For Vogue China’s April cover story, Rihanna shared her perspective on raising her two sons with A$AP Rocky, and how she hopes to preserve her children’s uniqueness, devoid of societal expectations.
"The most beautiful thing...is that [children] come into the world with their own individuality and sincerity, without any logic or conformity,” she told the publication. “Which usually makes you feel that you must fit into a certain group."
The “Work” artist, known for her trendsetting style and captivating persona, expressed her desire to support children in fully embracing their individuality and encouraging them to be whoever they want to be. "It's really beautiful to see and I want to continue to help them navigate that and make sure that they know they can be whoever they want to be,” she says.

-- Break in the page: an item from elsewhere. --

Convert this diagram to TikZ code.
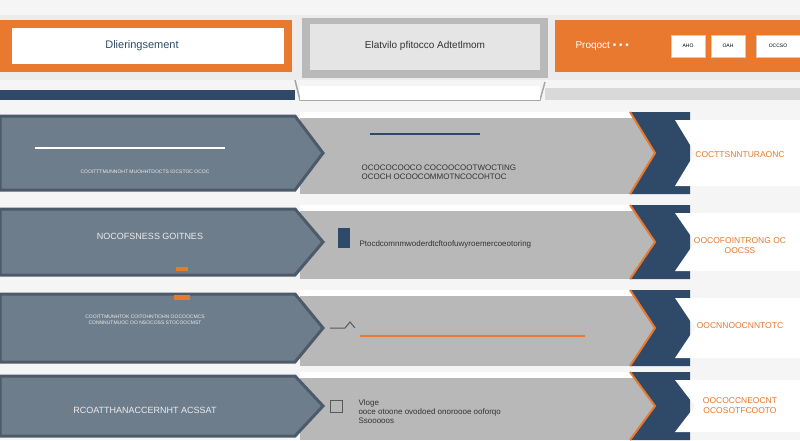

She continues, “They should embrace it completely, because it's beautiful, and it's unique. I love them just that way."
From shattering music charts to shaking up the beauty industry, Rihanna has forged a path that has since created the “dream” life we see today. One that she says has made her parents proud of.
“I’m living my dream,” she continued. “My parents were very proud of that because they just wanted me to be happy and successful. So, I think the key thing is to find some kind of balance. Yes, balance is important. Do this and you get the best of both worlds. You can write your own life the way you want, and it will be beautiful. Sometimes, you just need to let go of everyone’s expectations and start living your own story.”
Rihanna, who shares sons, RZA, 23 months, and Riot, 8 months, with rapper A$AP Rocky, recently shared her vision for expanding her family in the future in Interview Magazine.
When stylist Mel Ottenberg asked about the number of additional children she hoped to have, Rihanna replied, "As many as God wants me to have.”
"I don't know what God wants, but I would go for more than two. I would try for my girl,” she adds. “But of course, if it's another boy, it's another boy."